*Supplied information*:
◆ ◆ ◆
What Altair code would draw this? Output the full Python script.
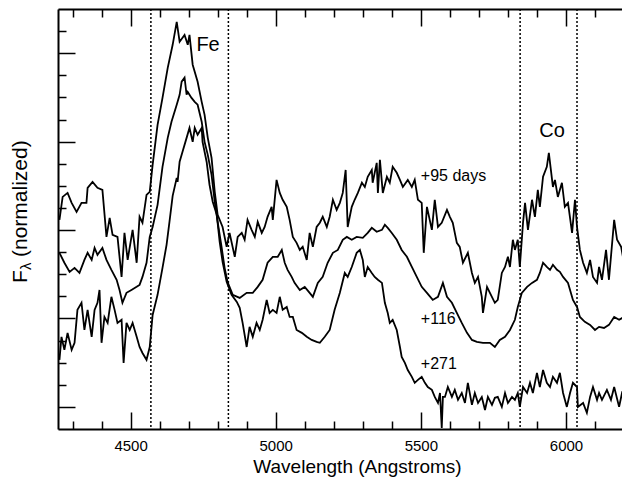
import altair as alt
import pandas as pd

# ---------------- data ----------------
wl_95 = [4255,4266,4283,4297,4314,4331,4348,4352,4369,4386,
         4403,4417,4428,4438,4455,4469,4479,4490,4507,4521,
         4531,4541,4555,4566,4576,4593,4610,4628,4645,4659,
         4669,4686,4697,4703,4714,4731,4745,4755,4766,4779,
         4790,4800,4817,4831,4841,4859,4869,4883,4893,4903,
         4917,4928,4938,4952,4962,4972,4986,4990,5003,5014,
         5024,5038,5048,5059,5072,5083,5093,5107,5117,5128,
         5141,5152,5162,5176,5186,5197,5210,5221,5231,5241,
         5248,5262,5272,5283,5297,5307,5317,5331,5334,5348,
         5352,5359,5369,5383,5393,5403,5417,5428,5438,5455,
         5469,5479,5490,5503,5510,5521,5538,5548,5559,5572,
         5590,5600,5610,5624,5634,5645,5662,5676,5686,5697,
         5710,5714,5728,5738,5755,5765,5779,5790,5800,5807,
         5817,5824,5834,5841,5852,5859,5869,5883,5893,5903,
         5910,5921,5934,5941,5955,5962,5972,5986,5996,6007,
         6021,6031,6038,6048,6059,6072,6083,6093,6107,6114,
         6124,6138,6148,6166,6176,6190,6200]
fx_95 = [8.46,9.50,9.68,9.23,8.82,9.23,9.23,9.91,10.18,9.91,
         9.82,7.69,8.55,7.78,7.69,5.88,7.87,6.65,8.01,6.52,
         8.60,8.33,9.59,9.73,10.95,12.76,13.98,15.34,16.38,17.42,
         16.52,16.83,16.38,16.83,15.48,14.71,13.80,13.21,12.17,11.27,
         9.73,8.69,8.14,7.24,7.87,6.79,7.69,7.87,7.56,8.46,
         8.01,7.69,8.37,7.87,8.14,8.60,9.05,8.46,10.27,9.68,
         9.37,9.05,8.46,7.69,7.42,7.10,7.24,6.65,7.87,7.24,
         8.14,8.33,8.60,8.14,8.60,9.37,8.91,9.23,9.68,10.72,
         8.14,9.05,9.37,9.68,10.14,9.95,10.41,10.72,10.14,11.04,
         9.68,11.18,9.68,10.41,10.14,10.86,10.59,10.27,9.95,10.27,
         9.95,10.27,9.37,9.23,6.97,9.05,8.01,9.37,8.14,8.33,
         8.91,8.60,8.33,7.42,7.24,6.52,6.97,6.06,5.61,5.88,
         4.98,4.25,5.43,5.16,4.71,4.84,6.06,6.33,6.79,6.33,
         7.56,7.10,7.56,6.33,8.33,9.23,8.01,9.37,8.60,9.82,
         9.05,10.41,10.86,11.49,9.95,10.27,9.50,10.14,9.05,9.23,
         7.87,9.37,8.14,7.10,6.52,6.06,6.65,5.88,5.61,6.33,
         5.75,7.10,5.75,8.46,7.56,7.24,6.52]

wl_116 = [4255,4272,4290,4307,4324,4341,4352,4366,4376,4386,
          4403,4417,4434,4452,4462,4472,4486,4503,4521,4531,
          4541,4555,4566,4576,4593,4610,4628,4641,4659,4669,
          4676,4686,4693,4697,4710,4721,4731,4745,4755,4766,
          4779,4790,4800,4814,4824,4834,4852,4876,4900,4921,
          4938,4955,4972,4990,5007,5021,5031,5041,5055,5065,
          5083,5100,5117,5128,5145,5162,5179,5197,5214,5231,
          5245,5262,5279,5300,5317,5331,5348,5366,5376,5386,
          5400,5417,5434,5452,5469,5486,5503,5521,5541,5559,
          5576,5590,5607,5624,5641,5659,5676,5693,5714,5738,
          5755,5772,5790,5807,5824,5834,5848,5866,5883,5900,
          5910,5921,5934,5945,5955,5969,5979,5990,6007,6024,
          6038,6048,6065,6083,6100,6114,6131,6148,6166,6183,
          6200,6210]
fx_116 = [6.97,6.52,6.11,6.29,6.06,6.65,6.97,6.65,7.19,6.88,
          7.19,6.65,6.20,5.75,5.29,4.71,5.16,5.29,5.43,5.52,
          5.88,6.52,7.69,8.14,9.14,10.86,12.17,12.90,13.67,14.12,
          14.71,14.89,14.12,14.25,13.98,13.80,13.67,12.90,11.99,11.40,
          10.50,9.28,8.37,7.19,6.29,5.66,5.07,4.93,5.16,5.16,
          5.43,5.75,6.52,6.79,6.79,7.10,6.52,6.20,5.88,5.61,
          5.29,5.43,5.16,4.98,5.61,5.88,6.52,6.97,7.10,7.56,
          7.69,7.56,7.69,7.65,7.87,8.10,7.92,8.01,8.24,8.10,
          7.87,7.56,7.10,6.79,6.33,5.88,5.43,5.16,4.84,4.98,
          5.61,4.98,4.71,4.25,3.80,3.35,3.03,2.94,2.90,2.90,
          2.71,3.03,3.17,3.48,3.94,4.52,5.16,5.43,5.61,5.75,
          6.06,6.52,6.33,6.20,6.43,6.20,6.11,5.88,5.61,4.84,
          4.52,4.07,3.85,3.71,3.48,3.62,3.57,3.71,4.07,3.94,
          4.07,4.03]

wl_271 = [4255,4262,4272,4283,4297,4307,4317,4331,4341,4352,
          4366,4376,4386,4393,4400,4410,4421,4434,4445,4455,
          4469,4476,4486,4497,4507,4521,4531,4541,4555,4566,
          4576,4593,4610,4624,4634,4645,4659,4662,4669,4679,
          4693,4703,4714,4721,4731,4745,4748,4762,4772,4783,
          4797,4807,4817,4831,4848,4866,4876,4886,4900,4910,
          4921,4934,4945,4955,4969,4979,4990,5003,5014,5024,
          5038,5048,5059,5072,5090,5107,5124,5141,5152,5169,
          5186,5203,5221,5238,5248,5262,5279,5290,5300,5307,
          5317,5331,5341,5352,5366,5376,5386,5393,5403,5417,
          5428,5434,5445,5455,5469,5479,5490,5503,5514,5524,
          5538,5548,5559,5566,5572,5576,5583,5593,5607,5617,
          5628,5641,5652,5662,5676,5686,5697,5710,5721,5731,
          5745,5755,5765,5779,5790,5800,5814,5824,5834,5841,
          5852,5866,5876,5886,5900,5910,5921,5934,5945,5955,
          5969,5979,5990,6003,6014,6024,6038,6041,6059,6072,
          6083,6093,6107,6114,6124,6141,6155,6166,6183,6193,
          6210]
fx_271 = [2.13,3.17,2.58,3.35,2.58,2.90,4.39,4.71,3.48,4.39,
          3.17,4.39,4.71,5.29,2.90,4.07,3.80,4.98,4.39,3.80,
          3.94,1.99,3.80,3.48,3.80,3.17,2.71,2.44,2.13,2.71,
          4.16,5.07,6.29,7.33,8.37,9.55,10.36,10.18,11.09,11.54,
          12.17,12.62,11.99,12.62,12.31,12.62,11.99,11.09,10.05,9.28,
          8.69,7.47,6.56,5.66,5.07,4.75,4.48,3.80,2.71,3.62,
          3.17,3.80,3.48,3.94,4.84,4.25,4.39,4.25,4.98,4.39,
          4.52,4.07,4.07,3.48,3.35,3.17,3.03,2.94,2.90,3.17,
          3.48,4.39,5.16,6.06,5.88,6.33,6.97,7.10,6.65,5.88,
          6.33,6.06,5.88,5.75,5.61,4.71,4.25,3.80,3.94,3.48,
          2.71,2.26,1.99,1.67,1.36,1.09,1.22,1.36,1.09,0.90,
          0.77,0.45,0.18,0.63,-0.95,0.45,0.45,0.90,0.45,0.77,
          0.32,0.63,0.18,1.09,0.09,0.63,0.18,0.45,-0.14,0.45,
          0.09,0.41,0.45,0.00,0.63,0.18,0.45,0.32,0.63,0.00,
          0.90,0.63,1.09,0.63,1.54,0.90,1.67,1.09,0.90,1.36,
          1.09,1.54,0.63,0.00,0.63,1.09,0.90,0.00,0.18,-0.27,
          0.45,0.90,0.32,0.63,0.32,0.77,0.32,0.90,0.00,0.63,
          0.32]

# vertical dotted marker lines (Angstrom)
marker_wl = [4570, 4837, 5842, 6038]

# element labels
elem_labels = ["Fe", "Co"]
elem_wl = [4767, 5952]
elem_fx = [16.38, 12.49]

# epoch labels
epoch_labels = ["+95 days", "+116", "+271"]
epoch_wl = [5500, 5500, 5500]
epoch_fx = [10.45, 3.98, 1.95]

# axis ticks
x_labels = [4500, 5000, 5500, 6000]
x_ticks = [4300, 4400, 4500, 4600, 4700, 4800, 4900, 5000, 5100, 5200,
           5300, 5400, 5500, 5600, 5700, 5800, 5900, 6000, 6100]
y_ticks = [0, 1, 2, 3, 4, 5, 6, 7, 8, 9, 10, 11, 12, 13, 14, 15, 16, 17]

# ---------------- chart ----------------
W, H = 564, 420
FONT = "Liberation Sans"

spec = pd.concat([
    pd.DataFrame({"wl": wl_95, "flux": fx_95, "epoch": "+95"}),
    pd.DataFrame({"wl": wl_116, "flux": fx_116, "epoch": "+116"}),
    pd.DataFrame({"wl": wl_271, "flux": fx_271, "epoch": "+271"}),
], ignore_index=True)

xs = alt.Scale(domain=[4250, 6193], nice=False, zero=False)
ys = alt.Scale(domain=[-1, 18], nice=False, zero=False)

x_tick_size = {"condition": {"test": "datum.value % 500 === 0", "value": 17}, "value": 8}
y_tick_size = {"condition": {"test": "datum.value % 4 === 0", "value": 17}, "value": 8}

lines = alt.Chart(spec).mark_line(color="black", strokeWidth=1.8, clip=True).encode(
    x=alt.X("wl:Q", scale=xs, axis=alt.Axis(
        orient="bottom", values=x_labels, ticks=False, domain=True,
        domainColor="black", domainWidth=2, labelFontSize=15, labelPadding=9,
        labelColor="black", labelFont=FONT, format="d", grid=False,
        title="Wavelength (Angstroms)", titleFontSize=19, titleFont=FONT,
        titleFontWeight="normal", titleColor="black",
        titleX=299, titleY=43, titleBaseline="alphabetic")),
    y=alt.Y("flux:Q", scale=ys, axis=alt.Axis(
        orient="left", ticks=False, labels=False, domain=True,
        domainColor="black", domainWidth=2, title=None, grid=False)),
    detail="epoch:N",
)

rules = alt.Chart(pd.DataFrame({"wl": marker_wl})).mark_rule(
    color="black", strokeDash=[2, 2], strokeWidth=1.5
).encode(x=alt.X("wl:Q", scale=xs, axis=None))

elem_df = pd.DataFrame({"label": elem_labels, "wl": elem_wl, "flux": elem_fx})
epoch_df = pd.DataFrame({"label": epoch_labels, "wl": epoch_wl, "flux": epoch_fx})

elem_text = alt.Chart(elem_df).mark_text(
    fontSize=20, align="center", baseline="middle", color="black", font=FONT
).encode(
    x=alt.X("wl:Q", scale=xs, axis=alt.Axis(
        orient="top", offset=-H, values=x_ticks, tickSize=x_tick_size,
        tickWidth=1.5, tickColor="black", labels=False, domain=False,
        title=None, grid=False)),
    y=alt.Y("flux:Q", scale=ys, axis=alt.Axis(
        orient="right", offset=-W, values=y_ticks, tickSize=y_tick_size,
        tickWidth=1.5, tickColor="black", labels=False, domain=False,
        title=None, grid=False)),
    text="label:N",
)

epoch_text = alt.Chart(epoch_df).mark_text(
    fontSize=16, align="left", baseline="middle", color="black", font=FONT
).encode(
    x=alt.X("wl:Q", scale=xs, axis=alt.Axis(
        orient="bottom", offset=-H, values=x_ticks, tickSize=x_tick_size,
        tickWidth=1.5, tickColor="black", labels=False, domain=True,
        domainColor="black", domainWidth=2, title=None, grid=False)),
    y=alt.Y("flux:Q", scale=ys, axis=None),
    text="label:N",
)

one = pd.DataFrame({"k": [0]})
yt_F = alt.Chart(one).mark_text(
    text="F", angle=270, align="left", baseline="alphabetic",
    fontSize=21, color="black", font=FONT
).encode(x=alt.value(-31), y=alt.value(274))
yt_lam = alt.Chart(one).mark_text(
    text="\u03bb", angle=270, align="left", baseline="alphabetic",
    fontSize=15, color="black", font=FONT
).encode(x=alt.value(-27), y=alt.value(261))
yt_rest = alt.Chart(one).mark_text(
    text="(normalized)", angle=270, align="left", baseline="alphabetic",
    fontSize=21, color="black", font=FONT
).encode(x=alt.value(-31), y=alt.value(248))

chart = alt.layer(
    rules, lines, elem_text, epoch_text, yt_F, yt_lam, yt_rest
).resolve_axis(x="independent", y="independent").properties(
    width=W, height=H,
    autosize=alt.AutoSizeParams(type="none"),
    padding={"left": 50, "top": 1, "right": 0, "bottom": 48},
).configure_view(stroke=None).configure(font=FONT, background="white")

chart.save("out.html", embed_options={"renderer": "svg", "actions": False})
◆ ◆ ◆
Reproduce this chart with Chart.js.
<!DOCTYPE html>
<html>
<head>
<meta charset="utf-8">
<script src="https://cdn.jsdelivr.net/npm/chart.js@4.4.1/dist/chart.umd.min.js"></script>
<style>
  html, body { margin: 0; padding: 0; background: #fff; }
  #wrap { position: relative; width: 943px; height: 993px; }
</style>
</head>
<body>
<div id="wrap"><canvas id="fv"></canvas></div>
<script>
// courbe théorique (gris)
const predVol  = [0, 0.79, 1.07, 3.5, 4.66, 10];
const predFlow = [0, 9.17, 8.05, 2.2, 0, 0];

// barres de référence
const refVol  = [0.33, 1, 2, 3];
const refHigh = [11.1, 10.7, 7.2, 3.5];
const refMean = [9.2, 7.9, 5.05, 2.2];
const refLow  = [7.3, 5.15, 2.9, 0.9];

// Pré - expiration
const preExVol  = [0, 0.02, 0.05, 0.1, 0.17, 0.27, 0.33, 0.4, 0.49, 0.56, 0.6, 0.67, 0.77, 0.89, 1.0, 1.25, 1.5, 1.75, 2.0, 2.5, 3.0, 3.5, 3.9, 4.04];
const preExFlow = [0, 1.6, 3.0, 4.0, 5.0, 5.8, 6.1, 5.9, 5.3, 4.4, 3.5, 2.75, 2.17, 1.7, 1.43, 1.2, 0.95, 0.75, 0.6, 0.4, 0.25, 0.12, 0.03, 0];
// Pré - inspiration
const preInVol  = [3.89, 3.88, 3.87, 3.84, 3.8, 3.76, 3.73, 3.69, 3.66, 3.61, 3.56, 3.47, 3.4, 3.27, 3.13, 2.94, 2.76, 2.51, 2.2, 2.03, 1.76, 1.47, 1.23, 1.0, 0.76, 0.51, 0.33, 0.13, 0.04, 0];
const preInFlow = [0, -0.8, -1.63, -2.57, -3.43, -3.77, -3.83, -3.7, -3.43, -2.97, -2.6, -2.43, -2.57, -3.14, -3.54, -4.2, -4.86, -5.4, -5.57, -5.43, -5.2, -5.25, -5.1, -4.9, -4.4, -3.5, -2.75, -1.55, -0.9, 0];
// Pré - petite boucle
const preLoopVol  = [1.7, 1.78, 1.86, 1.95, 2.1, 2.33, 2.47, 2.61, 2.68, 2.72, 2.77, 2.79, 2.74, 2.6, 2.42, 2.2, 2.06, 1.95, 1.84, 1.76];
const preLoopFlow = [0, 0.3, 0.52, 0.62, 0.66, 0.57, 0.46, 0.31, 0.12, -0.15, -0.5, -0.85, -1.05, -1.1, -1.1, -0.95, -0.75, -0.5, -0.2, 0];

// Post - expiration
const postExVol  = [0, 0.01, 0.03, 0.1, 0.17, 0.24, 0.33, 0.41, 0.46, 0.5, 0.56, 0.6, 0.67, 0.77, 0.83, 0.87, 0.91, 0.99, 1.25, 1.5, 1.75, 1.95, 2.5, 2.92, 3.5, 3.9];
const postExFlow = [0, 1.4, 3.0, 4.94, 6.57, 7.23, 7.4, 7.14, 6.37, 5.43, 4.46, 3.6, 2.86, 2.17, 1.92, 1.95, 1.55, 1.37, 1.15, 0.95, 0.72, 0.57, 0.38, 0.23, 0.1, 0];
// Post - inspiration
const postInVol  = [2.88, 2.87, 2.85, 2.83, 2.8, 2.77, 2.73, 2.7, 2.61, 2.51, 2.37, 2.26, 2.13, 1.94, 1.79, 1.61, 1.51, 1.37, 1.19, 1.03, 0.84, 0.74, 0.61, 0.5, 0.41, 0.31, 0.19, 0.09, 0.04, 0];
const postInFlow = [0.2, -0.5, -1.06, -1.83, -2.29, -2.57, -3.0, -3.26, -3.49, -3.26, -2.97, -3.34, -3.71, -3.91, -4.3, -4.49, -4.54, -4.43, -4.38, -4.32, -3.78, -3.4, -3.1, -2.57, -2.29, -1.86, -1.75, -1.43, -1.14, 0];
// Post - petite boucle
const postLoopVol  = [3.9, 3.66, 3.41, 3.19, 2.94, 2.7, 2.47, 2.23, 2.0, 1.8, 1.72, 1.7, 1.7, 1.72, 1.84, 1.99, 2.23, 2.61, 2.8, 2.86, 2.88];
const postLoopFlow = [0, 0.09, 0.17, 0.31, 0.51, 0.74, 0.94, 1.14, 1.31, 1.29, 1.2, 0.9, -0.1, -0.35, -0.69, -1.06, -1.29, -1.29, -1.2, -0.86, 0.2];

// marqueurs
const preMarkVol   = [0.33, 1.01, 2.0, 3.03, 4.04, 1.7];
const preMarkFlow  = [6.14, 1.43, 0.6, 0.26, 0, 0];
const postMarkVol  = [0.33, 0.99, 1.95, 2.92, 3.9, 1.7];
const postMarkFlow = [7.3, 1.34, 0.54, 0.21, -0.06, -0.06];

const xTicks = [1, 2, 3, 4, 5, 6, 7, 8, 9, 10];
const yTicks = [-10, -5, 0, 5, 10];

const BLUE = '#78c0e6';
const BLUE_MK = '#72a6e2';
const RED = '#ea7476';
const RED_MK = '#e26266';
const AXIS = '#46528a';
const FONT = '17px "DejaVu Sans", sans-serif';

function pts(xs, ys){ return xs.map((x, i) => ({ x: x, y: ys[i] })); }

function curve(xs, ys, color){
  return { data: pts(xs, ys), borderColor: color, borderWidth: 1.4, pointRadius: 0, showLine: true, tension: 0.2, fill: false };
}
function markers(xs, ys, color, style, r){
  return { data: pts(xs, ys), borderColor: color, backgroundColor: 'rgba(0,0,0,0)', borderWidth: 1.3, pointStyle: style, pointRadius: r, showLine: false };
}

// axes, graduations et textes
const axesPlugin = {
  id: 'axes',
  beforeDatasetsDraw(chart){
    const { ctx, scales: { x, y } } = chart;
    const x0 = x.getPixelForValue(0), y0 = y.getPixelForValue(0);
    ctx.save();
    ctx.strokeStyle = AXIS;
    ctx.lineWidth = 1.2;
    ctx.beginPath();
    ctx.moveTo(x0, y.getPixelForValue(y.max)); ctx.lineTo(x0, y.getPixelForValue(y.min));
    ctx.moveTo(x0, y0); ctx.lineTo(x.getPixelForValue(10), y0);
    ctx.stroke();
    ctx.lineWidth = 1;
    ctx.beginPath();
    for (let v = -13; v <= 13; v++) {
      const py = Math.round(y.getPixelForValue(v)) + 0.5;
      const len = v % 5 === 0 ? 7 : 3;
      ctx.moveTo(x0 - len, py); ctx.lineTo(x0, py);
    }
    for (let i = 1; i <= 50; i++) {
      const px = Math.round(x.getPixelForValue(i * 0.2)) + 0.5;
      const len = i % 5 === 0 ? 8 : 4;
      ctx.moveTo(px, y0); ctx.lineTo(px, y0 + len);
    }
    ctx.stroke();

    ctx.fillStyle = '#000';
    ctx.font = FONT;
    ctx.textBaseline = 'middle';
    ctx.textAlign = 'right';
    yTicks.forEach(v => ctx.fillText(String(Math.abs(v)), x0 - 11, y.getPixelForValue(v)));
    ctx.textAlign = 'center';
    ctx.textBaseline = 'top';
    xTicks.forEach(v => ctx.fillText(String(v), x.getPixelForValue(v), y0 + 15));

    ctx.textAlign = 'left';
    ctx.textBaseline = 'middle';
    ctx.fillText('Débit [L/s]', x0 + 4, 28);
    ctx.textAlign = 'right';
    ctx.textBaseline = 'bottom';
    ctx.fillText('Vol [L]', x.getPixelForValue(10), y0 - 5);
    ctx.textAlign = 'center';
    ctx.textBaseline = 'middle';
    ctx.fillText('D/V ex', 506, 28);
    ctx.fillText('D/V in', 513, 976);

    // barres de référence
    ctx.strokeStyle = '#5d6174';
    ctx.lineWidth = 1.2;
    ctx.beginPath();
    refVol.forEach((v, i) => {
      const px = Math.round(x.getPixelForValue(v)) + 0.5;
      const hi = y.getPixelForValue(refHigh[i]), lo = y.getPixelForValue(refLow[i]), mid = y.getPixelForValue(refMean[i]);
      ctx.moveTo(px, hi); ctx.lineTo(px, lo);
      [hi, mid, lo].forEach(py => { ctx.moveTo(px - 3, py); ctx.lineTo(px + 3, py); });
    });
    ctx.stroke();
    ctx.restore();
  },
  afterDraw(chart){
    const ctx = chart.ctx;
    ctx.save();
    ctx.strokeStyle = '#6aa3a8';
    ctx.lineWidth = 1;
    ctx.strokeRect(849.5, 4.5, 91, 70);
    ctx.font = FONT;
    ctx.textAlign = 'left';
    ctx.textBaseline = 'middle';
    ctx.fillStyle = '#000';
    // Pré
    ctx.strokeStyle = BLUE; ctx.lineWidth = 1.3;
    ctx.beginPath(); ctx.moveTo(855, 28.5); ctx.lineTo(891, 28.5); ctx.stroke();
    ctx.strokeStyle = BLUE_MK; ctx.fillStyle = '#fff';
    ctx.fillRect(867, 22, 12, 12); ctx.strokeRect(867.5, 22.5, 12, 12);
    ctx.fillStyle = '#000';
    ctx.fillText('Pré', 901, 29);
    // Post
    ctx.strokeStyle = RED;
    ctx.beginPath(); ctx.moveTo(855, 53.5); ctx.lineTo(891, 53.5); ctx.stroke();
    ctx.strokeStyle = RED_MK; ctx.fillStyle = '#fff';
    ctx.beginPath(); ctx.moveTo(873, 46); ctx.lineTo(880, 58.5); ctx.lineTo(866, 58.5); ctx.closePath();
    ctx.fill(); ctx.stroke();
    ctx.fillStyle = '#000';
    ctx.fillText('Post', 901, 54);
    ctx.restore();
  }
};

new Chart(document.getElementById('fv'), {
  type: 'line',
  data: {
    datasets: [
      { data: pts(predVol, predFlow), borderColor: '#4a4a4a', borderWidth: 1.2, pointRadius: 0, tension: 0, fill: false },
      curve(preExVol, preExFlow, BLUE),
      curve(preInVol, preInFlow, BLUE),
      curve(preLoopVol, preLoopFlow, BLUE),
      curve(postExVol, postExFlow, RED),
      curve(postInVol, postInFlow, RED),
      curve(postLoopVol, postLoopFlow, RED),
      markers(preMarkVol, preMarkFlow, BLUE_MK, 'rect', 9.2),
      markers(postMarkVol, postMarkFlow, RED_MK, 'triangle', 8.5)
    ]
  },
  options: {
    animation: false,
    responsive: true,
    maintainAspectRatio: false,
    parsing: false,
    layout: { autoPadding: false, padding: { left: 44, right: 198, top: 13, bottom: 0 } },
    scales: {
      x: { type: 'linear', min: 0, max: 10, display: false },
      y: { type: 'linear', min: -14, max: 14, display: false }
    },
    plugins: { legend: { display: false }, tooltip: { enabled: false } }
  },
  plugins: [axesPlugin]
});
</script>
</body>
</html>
◆ ◆ ◆
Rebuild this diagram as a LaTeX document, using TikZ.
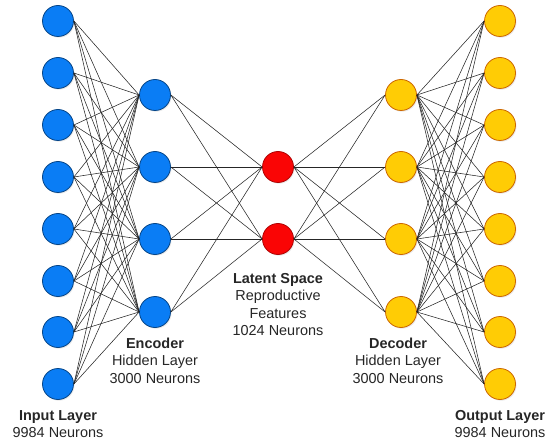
◆ ◆ ◆
*Task to carry out*:
Go back to the lines above and output, exactly as they stand, the ones from the line containing "What Altair code" to the line containing "import pandas as pd". Leave all pictures behind.

*Answer below*:
What Altair code would draw this? Output the full Python script.
import altair as alt
import pandas as pd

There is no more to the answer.